My father was a
poet. He wrote amazing, long, rhymed
poetry for all occasions – birthdays, weddings, holidays – and gave them away
as presents.
He read Shakespearian
iambic pentameter and Neruda’s long, laborious odes (in the original Spanish) to
me before I knew who these poets were.
During the day my dad was
an accountant, but his real love included music and poetry. I did not inherit his musical ability (you do
not want to hear me sing or play the kazoo), but I did inherit his admiration
of poetry.
My own poetry is
forgettable so I prefer to relish in the poetry that isn’t.
My Catholic elementary
school had a tiny library. It fit in
what used to be the janitor’s closet, but right there tucked among the hundreds
of books on the saints and martyrs was Elizabeth Barrett Browning. She was neither a saint nor a martyr. Her Sonnets to the Portuguese made me break
out in goosebumps. Her
profession of love to Robert Browning made me wonder if something so bold did
not break a Commandment or two.
In high school I
discovered e. e. cummings. Poems did not
have to rhyme. They could take liberties
with convention. I ate up every poem of
his, delighting in his puzzling lyricism.
For years I taught Frost
and Dickens and Eliot to reluctant readers. I tried to infuse them with the
thrill those great, famous poets gave me.

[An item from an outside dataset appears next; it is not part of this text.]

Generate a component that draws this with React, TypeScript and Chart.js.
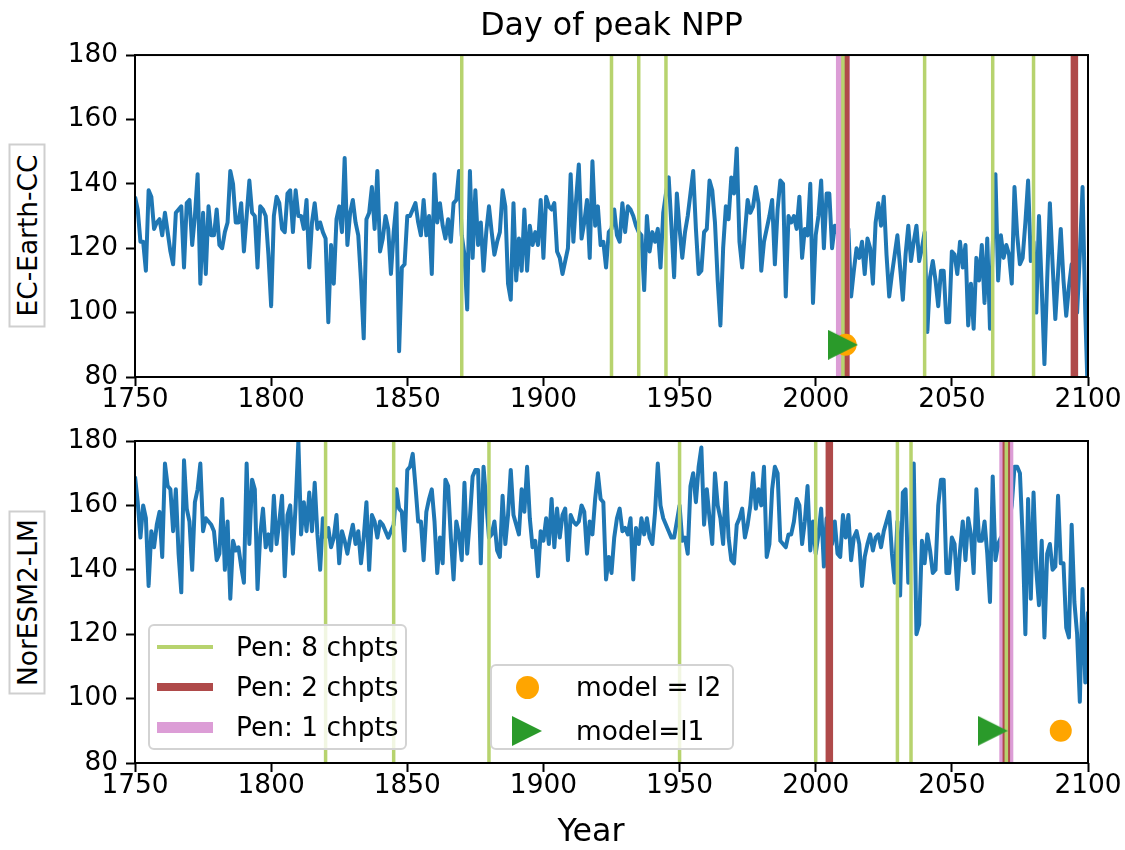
import React, { useEffect, useRef } from "react";
import { Chart, registerables } from "chart.js";
Chart.register(...registerables);

const FONT = "'DejaVu Sans', 'Liberation Sans', sans-serif";
const FIRST_YEAR = 1750;
const xTicks = [1750, 1800, 1850, 1900, 1950, 2000, 2050, 2100];
const yTicks = [80, 100, 120, 140, 160, 180];

// EC-Earth-CC, day of peak NPP, 1750..2100
const ecEarthCC = [
  136, 132, 122, 122, 113, 138, 136, 126, 128, 129,
  124, 131, 125, 119, 115, 131, 132, 133, 114, 134,
  135, 121, 130, 143, 109, 131, 112, 133, 124, 124,
  132, 121, 120, 125, 128, 144, 140, 128, 128, 134,
  119, 130, 141, 131, 130, 114, 133, 132, 130, 118,
  102, 130, 136, 134, 126, 125, 137, 138, 125, 138,
  130, 130, 126, 135, 114, 128, 134, 126, 128, 125,
  123, 97, 121, 109, 129, 133, 125, 148, 121, 131,
  135, 128, 124, 110, 92, 129, 131, 139, 126, 144,
  119, 123, 130, 126, 112, 125, 134, 88, 114, 115,
  130, 130, 132, 134, 128, 124, 135, 124, 130, 112,
  143, 128, 134, 127, 123, 129, 122, 134, 135, 144,
  124, 118, 101, 144, 117, 138, 121, 128, 113, 125,
  133, 125, 118, 122, 125, 138, 133, 109, 104, 134,
  110, 123, 113, 132, 113, 127, 121, 125, 121, 135,
  117, 136, 133, 132, 134, 119, 117, 112, 116, 120,
  143, 122, 135, 146, 123, 128, 135, 117, 147, 127,
  133, 121, 122, 114, 125, 126, 132, 124, 122, 134,
  125, 133, 132, 130, 127, 125, 124, 107, 130, 119,
  125, 122, 126, 114, 131, 137, 142, 127, 111, 137,
  126, 117, 125, 130, 137, 144, 126, 112, 113, 125,
  126, 141, 138, 128, 110, 96, 120, 133, 129, 142,
  137, 151, 122, 114, 125, 135, 131, 133, 139, 134,
  113, 122, 126, 130, 135, 115, 132, 141, 140, 105,
  130, 128, 130, 126, 136, 117, 126, 124, 140, 103,
  124, 130, 141, 120, 137, 137, 120, 127, 125, 122,
  118, 112, 126, 105, 113, 120, 117, 122, 112, 123,
  120, 109, 128, 134, 127, 136, 118, 105, 112, 118,
  124, 114, 104, 118, 127, 116, 122, 127, 116, 120,
  125, 94, 111, 116, 110, 102, 113, 113, 97, 97,
  119, 118, 112, 122, 114, 121, 96, 109, 95, 117,
  110, 121, 103, 123, 95, 120, 143, 110, 124, 117,
  121, 118, 109, 139, 124, 115, 117, 128, 141, 116,
  122, 100, 130, 108, 84, 110, 134, 115, 98, 112,
  126, 110, 99, 108, 115, 105, 100, 118, 139, 100,
  72,
];

// NorESM2-LM, day of peak NPP, 1750..2100
const norESM2LM = [
  169, 161, 150, 160, 156, 135, 152, 147, 154, 158,
  144, 173, 166, 165, 152, 165, 145, 133, 174, 159,
  155, 140, 161, 165, 173, 152, 156, 155, 154, 152,
  143, 145, 162, 140, 155, 131, 149, 146, 147, 141,
  136, 173, 148, 168, 165, 134, 151, 159, 147, 151,
  146, 163, 148, 155, 163, 138, 157, 160, 145, 160,
  180, 151, 161, 152, 164, 152, 167, 151, 140, 156,
  150, 153, 147, 150, 157, 142, 152, 149, 145, 150,
  154, 148, 152, 142, 150, 161, 140, 157, 155, 150,
  155, 154, 152, 150, 152, 154, 165, 159, 158, 146,
  171, 172, 176, 166, 155, 155, 143, 158, 162, 165,
  155, 139, 150, 142, 168, 166, 150, 137, 155, 151,
  143, 167, 145, 156, 169, 171, 171, 142, 172, 161,
  150, 151, 155, 146, 144, 163, 148, 157, 171, 157,
  154, 151, 165, 158, 172, 156, 147, 149, 138, 152,
  149, 156, 148, 162, 147, 159, 150, 157, 159, 143,
  157, 155, 154, 155, 160, 158, 145, 155, 151, 162,
  170, 162, 161, 137, 144, 139, 150, 156, 159, 152,
  153, 151, 156, 137, 153, 148, 156, 151, 156, 150,
  148, 158, 173, 160, 156, 154, 152, 150, 150, 155,
  160, 149, 150, 145, 166, 170, 161, 172, 178, 154,
  165, 156, 148, 170, 160, 156, 148, 167, 150, 143,
  142, 154, 156, 159, 150, 154, 160, 170, 159, 165,
  160, 172, 144, 148, 165, 172, 170, 149, 148, 147,
  151, 151, 155, 162, 160, 148, 155, 166, 146, 155,
  145, 151, 159, 141, 156, 152, 148, 155, 145, 144,
  157, 150, 157, 143, 150, 152, 148, 135, 144, 148,
  151, 146, 150, 151, 147, 152, 155, 158, 145, 136,
  155, 132, 164, 165, 136, 150, 173, 120, 123, 149,
  142, 151, 146, 139, 140, 160, 168, 168, 139, 139,
  150, 148, 134, 146, 155, 143, 156, 151, 139, 165,
  149, 149, 155, 145, 130, 169, 143, 148, 150, 140,
  135, 155, 160, 172, 172, 170, 150, 120, 162, 131,
  164, 140, 129, 149, 119, 145, 148, 140, 141, 163,
  142, 142, 122, 119, 154, 130, 120, 99, 134, 105,
  127,
];

// change points (years) per penalty
const ecPen8 = [1870, 1925, 1935, 1945, 2010, 2040, 2065, 2080];
const ecPen2 = [2011, 2095];
const ecPen1 = [2010];
const norPen8 = [1820, 1845, 1880, 1950, 2000, 2030, 2035, 2070];
const norPen2 = [2005, 2070];
const norPen1 = [2070];
// model markers (year)
const ecModelL2 = [2011];
const ecModelL1 = [2010];
const norModelL2 = [2090];
const norModelL1 = [2065];
const markerLevel = 90;

const legendLines = ["Pen: 8 chpts", "Pen: 2 chpts", "Pen: 1 chpts"];
const legendMarkers = ["model = l2", "model=l1"];

const BLUE = "#1f77b4";
const GREEN_LINE = "#b7d36e";
const RED_LINE = "#af4a4a";
const PINK_LINE = "#dc9dd6";
const ORANGE = "#ffa500";
const TRI_GREEN = "#2a9a2a";
const W = 1125;
const TICK_FONT = 26.4;

function triangleCanvas(size: number, color: string) {
  const c = document.createElement("canvas");
  c.width = size;
  c.height = size;
  const g = c.getContext("2d")!;
  g.fillStyle = color;
  g.beginPath();
  g.moveTo(0, 0);
  g.lineTo(size, size / 2);
  g.lineTo(0, size);
  g.closePath();
  g.fill();
  return c;
}

const framePlugin = {
  id: "frame",
  afterDatasetsDraw(chart: any) {
    const { ctx, chartArea: a } = chart;
    ctx.save();
    ctx.strokeStyle = "#000";
    ctx.lineWidth = 2;
    ctx.strokeRect(a.left, a.top, a.right - a.left, a.bottom - a.top);
    ctx.restore();
  },
};

type Panel = {
  values: number[];
  pen8: number[];
  pen2: number[];
  pen1: number[];
  l1: number[];
  l2: number[];
  height: number;
  padTop: number;
  xAxisHeight: number;
  title?: string;
};

function makeConfig(p: Panel): any {
  const series = p.values.map((v, i) => ({ x: FIRST_YEAR + i, y: v }));
  const vline = (yr: number, color: string, width: number) => ({
    data: [
      { x: yr, y: yTicks[0] },
      { x: yr, y: yTicks[yTicks.length - 1] },
    ],
    borderColor: color,
    borderWidth: width,
    pointRadius: 0,
    clip: 0,
    tension: 0,
  });
  const tri = triangleCanvas(30, TRI_GREEN);
  const datasets: any[] = [
    ...p.l1.map((yr) => ({
      data: [{ x: yr, y: markerLevel }],
      showLine: false,
      pointStyle: tri,
      pointRadius: 15,
      pointHoverRadius: 15,
    })),
    ...p.l2.map((yr) => ({
      data: [{ x: yr, y: markerLevel }],
      showLine: false,
      pointStyle: "circle",
      pointRadius: 11,
      pointHoverRadius: 11,
      pointBackgroundColor: ORANGE,
      pointBorderWidth: 0,
      pointBorderColor: ORANGE,
    })),
    ...p.pen8.map((yr) => vline(yr, GREEN_LINE, 3.5)),
    ...p.pen2.map((yr) => vline(yr, RED_LINE, 7.5)),
    ...p.pen1.map((yr) => vline(yr, PINK_LINE, 14)),
    {
      data: series,
      borderColor: BLUE,
      borderWidth: 4,
      pointRadius: 0,
      tension: 0,
      clip: 0,
      borderJoinStyle: "round",
    },
  ];
  const tickFont = { family: FONT, size: TICK_FONT, lineHeight: 1.1 };
  return {
    type: "line",
    data: { datasets },
    plugins: [framePlugin],
    options: {
      animation: false,
      responsive: false,
      events: [],
      layout: { padding: { left: 0, right: 37, top: p.padTop, bottom: 0 } },
      plugins: {
        legend: { display: false },
        tooltip: { enabled: false },
        title: p.title
          ? {
              display: true,
              fullSize: false,
              text: p.title,
              color: "#000",
              font: { family: FONT, size: 31.7, weight: "normal" },
              padding: { top: 8, bottom: 9 },
            }
          : { display: false },
      },
      scales: {
        x: {
          type: "linear",
          min: xTicks[0],
          max: xTicks[xTicks.length - 1],
          afterBuildTicks: (s: any) => {
            s.ticks = xTicks.map((v) => ({ value: v }));
          },
          afterFit: (s: any) => {
            s.height = p.xAxisHeight;
          },
          ticks: {
            font: tickFont,
            color: "#000",
            padding: 0,
            maxRotation: 0,
            autoSkip: false,
            callback: (v: any) => String(v),
          },
          grid: {
            drawOnChartArea: false,
            drawTicks: true,
            tickLength: 9,
            tickWidth: 2,
            tickColor: "#000",
          },
          border: { display: false },
        },
        y: {
          type: "linear",
          min: yTicks[0],
          max: yTicks[yTicks.length - 1],
          afterBuildTicks: (s: any) => {
            s.ticks = yTicks.map((v) => ({ value: v }));
          },
          afterFit: (s: any) => {
            s.width = 135;
          },
          ticks: {
            font: tickFont,
            color: "#000",
            padding: 8,
            callback: (v: any) => String(v),
          },
          grid: {
            drawOnChartArea: false,
            drawTicks: true,
            tickLength: 9,
            tickWidth: 2,
            tickColor: "#000",
          },
          border: { display: false },
        },
      },
    },
  };
}

function ChartCanvas({ panel, top }: { panel: Panel; top: number }) {
  const ref = useRef<HTMLCanvasElement>(null);
  useEffect(() => {
    const chart = new Chart(ref.current!, makeConfig(panel));
    return () => chart.destroy();
  }, []);
  return (
    <canvas
      ref={ref}
      width={W}
      height={panel.height}
      style={{ position: "absolute", left: 0, top, width: W, height: panel.height }}
    />
  );
}

function BoxedYLabel({ text, cx, cy }: { text: string; cx: number; cy: number }) {
  const w = 184;
  const h = 37;
  return (
    <div
      style={{
        position: "absolute",
        left: cx - w / 2,
        top: cy - h / 2,
        width: w,
        height: h,
        boxSizing: "border-box",
        border: "2px solid #cfcfcf",
        background: "#fff",
        transform: "rotate(-90deg)",
        display: "flex",
        alignItems: "center",
        justifyContent: "center",
        fontFamily: FONT,
        fontSize: TICK_FONT,
        color: "#000",
        whiteSpace: "nowrap",
      }}
    >
      {text}
    </div>
  );
}

const legendBox: React.CSSProperties = {
  position: "absolute",
  boxSizing: "border-box",
  border: "2px solid #d3d3d3",
  borderRadius: 6,
  background: "rgba(255,255,255,0.8)",
};
const legendText: React.CSSProperties = {
  position: "absolute",
  fontFamily: FONT,
  fontSize: TICK_FONT,
  color: "#000",
  whiteSpace: "nowrap",
  lineHeight: "30px",
  height: 30,
};

export default function App() {
  const topPanel: Panel = {
    values: ecEarthCC,
    pen8: ecPen8,
    pen2: ecPen2,
    pen1: ecPen1,
    l1: ecModelL1,
    l2: ecModelL2,
    height: 418,
    padTop: 0,
    xAxisHeight: 418 - 377,
    title: "Day of peak NPP",
  };
  const bottomPanel: Panel = {
    values: norESM2LM,
    pen8: norPen8,
    pen2: norPen2,
    pen1: norPen1,
    l1: norModelL1,
    l2: norModelL2,
    height: 432,
    padTop: 23,
    xAxisHeight: 432 - 345,
  };
  const lineColors = [GREEN_LINE, RED_LINE, PINK_LINE];
  const lineWidths = [3.5, 7.5, 11];
  const rowY = [647, 687, 727];
  return (
    <div style={{ position: "absolute", left: 0, top: 0, width: W, height: 850, background: "#fff", overflow: "hidden" }}>
      <ChartCanvas panel={topPanel} top={0} />
      <ChartCanvas panel={bottomPanel} top={418} />
      <BoxedYLabel text="EC-Earth-CC" cx={26.5} cy={235} />
      <BoxedYLabel text="NorESM2-LM" cx={26.5} cy={602} />
      <div
        style={{
          position: "absolute",
          left: 591 - 100,
          width: 200,
          top: 830 - 20,
          height: 40,
          lineHeight: "40px",
          textAlign: "center",
          fontFamily: FONT,
          fontSize: 31.7,
          color: "#000",
        }}
      >
        Year
      </div>
      <div style={{ ...legendBox, left: 148, top: 624, width: 259, height: 126 }} />
      {legendLines.map((t, i) => (
        <React.Fragment key={t}>
          <div
            style={{
              position: "absolute",
              left: 157,
              top: rowY[i] - lineWidths[i] / 2,
              width: 56,
              height: lineWidths[i],
              background: lineColors[i],
            }}
          />
          <div style={{ ...legendText, left: 236, top: rowY[i] - 15 }}>{t}</div>
        </React.Fragment>
      ))}
      <div style={{ ...legendBox, left: 490, top: 664, width: 244, height: 86 }} />
      <div
        style={{
          position: "absolute",
          left: 527 - 11.5,
          top: 687 - 11.5,
          width: 23,
          height: 23,
          borderRadius: "50%",
          background: ORANGE,
        }}
      />
      <svg style={{ position: "absolute", left: 527 - 15, top: 731 - 15 }} width={30} height={30}>
        <polygon points="0,0 30,15 0,30" fill={TRI_GREEN} />
      </svg>
      <div style={{ ...legendText, left: 576, top: 687 - 15 }}>{legendMarkers[0]}</div>
      <div style={{ ...legendText, left: 576, top: 731 - 15 }}>{legendMarkers[1]}</div>
    </div>
  );
}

I may have failed but I had fun trying.
For my own pleasure, I
read Billy Collins and Nikki Giovanni and Naomi Shihab Nye, and I pretended to
like Silverstein and Prelutsky only for my children and students’ sake, but I
still have their books of hilarious poetry on my shelves.
As a novelist, reading
poetry is a daily brain exercise, a study of ideas and images, an interesting
formation of sentences and lines, all using an economy of words.
All of this may be why my
father was fascinated with poetry. There is a common base to mathematics, music,
and verse. They all have an internal beat,
a systematic form, a message to be portrayed.